# Mead Help



## nu_brew (24/5/14)

Harvested honey today for the first time! Woo!

I washed all the gear down with clean cold water and realised I have a bucket of sweet water over 1.120 according to the refrac. 

I put the bucket in the fridge because I don't have any yeast handy. 

What to do? Any help appreciated?

Also any idea where to get some yeast in the inner west (Melb) tomorrow GnG is closed on Sunday?

Cheers Josh


----------



## Mardoo (24/5/14)

There's a brew and wine shop in West Melbourne near Vic Market that I think is open Sunday. They would likely have some good dry yeasts. Can't remember the name.


----------



## zooesk (24/5/14)

Supermarket bread yeast look up jao (jims ancient orange mead) or wait till you can get some good yeast ether way


----------



## Airgead (26/5/14)

Wait till you get some proper yeast. No point wasting good home made honey on bread yeast that may or may not give a good result.


----------



## boonchu (29/5/14)

ok for the basics get a good yeast liquid or dried, white labs / wyeast / lalvin is you want a sweet mead aim for a yeast with an alcohol tolerance of about 12 - 14% and if you prefer dry mead aim for a yeast with a 16 - 18% tolerance.
once the yeast is in cover it and give it a good stir every 12 hours or so for the first 5 - 7 days then get it into a fermenter with an air lock and let it go for a month or so


----------



## Airgead (29/5/14)

Except for the stirring. Stir (or shake) to oxygenate at the beginning but once the yeast kicks off leave it the heck alone. Once its running you want as little o2 around as possible. Use a fermenter with an airlock from the start. Open ferments aren't good for mead.

I think Sandor Katz advocates stirring for a week but he drinks his young and still fermenting most of the time and at others he is aiming for a yeast and lacto ferment not yeast only. He's great at kraut and lacto ferments but I doubt I'd drink his homebrew.

And use some yeast nutrient...


----------



## TimT (29/5/14)

Bit late now but I think the shop others are talking about in West Melbourne is Cellar Plus. It's in a side street that turns north off Victoria Street a block or so after the Vic Markets, can't remember the street name but I think you just have to look up the street and you'll see the 'Cellar Plus' sign.

On another note, welcome to the wonderful world of beekeeping! Hope you take good care of your ladies over winter! We make our mead in a similar way - just crush the honey out of the comb with a press (instead of spinning it out with a honey extractor), then wash the residual wax out with water. Give that water a night or so and the wax will just float up to the top ready to be filtered out. Result: a perfect mead 'must' and a bunch of wax you can render down for other stuff!


----------



## nu_brew (17/7/14)

Thanks everyone for the help here. 

Sorry for the late reply, the mead is still in the fermenter, I haven't got around to sampling it yet but I guess it will be fermented out.

@TimT: What do you do with your wax?
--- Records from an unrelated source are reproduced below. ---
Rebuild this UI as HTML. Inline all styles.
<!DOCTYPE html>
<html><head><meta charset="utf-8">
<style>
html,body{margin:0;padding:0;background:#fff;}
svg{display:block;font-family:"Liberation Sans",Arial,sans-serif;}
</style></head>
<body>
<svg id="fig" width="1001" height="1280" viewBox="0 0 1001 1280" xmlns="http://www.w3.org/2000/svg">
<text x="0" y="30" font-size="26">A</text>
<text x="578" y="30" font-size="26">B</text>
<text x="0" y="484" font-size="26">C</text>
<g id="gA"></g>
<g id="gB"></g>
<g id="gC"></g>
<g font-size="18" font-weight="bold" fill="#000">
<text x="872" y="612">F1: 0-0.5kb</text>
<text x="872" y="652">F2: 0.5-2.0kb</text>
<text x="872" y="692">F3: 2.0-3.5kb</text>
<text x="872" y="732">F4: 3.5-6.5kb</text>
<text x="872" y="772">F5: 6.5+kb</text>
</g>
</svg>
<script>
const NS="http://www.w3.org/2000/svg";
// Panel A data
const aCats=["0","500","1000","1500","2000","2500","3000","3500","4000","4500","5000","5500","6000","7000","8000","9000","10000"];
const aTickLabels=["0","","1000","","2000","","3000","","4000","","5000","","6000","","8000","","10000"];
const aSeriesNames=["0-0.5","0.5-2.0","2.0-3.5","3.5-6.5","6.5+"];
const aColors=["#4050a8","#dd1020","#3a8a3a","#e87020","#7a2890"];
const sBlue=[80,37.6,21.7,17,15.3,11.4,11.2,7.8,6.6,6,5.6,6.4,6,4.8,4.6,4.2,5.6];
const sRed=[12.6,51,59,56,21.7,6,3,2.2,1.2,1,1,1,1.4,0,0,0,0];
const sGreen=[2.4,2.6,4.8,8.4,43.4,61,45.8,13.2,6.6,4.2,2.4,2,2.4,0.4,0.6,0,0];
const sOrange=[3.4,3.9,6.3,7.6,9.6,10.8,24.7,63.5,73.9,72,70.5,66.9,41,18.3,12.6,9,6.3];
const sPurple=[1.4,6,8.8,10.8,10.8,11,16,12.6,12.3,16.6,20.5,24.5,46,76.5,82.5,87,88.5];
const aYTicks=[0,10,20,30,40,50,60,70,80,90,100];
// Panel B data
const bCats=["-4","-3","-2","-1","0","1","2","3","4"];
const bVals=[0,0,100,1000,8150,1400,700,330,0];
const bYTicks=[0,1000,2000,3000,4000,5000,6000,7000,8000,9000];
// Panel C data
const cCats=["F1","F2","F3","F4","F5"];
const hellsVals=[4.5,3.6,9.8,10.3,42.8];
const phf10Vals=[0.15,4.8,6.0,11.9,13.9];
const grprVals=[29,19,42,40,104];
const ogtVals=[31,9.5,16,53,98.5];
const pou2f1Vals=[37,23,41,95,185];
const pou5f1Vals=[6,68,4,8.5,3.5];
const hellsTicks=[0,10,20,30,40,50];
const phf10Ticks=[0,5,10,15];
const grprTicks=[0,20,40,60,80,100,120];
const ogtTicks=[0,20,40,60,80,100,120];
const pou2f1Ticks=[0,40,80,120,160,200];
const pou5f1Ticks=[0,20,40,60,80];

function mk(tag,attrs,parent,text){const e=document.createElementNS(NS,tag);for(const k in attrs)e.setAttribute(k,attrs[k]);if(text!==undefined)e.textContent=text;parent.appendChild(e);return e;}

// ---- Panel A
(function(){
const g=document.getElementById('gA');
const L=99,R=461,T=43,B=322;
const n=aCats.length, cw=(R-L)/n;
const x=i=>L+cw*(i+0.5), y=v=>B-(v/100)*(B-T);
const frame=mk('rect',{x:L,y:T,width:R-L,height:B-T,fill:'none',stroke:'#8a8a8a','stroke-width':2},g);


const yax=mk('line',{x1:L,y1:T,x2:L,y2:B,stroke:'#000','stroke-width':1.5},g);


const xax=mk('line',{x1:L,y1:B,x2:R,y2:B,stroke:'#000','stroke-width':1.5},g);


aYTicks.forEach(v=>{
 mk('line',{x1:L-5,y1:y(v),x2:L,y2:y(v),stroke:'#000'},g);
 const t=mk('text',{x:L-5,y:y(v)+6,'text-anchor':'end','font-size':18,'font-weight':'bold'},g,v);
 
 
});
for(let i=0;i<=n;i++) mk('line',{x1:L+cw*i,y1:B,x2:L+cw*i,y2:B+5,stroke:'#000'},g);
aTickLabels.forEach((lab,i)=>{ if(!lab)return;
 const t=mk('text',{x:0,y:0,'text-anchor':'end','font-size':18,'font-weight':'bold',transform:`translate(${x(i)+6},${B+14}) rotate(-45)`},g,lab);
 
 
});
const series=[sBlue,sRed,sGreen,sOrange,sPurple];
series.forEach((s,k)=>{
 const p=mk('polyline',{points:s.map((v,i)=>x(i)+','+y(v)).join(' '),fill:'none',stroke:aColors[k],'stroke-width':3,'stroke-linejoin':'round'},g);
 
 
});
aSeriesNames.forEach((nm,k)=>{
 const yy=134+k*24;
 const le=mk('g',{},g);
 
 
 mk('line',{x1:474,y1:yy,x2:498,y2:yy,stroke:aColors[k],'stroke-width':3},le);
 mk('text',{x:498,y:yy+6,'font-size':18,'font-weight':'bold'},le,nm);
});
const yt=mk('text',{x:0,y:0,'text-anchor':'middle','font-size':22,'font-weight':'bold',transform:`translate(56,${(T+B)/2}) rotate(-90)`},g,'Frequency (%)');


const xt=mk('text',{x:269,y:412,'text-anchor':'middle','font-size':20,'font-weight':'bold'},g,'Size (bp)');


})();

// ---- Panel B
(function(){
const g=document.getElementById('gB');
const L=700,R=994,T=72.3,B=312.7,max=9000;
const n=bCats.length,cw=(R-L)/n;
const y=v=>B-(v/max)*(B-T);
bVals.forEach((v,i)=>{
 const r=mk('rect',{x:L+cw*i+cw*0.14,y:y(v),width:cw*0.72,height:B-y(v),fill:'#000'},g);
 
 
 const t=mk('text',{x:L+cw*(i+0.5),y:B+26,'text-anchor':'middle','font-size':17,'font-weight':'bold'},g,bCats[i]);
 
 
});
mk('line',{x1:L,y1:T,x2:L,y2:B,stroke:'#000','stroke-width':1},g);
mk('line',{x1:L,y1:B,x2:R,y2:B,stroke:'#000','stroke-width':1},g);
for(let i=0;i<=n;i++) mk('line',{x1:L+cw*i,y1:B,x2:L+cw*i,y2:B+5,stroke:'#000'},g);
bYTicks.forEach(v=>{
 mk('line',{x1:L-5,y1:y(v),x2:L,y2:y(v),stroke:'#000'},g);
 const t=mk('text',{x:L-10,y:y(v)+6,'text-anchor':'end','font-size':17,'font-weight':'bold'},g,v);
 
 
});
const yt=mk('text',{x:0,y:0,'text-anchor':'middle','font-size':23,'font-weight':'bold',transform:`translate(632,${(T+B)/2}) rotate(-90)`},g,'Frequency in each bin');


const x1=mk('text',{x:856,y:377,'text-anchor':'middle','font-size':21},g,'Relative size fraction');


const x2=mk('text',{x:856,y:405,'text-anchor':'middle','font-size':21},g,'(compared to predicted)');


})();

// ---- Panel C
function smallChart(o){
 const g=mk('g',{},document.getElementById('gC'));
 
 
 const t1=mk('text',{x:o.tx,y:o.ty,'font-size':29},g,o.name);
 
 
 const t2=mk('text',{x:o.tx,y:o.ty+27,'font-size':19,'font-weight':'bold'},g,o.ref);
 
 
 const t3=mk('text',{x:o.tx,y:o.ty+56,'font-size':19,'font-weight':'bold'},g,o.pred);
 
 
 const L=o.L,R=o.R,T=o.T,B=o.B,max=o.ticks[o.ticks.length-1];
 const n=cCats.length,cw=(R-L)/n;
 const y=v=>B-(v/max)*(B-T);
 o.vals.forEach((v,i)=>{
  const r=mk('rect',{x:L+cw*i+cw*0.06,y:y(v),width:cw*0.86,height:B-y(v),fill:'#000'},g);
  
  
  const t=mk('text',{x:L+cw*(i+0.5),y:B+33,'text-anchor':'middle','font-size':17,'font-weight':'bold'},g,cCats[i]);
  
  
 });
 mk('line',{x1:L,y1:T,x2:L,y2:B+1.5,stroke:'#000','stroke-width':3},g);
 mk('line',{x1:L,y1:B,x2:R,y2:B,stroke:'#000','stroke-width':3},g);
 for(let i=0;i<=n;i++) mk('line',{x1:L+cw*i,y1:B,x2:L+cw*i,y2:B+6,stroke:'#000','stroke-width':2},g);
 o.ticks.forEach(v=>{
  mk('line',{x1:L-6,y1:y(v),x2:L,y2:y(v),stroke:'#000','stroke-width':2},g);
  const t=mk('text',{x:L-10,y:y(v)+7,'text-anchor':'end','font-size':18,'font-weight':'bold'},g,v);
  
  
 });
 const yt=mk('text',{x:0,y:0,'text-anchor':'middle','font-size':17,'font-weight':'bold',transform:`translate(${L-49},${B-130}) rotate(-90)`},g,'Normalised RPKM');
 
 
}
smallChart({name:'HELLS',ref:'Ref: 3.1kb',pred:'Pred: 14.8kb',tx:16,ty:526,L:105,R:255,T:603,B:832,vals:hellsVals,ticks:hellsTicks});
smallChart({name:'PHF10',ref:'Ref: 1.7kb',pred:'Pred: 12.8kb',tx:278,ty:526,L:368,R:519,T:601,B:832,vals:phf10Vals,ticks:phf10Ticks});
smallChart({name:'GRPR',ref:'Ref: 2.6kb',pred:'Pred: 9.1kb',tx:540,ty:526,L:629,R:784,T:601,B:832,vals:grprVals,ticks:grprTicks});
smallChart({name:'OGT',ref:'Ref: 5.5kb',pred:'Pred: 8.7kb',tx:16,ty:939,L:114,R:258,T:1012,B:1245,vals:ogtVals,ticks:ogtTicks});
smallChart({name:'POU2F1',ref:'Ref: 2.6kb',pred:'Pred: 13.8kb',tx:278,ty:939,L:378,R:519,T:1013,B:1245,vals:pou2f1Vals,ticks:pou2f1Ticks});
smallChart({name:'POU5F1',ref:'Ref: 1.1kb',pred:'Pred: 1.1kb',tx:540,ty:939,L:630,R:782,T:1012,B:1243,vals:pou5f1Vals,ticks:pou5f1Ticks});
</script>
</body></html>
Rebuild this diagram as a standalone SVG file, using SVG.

I've got a lovely golden block of beeswax but not really sure what to do with it, candles?


----------



## TimT (17/7/14)

We've made a few candles - the Baron had this idea a while ago for eggshell candles (something she found on Etsy) and so we made a few of those. The technique needs... refining. The main thing I like keeping the beeswax around for is my cheeses: once you've got a good block of clean wax, you just melt it, dunk the cheese in and out several times on all sides, so you've got a nice thick coating of wax all over, and there you go. Should dry almost instantly.

A cheese making site I frequent suggests you get best results from mixing in a spoon or so of some kind of fat - suet, shortening, etc - that doesn't either go completely solid or completely liquid at room temperature - to make a perfect cheese wax from the beeswax. (You do this because the beeswax on its own will sometimes crack when the cheeses expand (they can do this) and will tend to stick to the cheese).


----------



## nu_brew (18/7/14)

Best I start making cheese then!


----------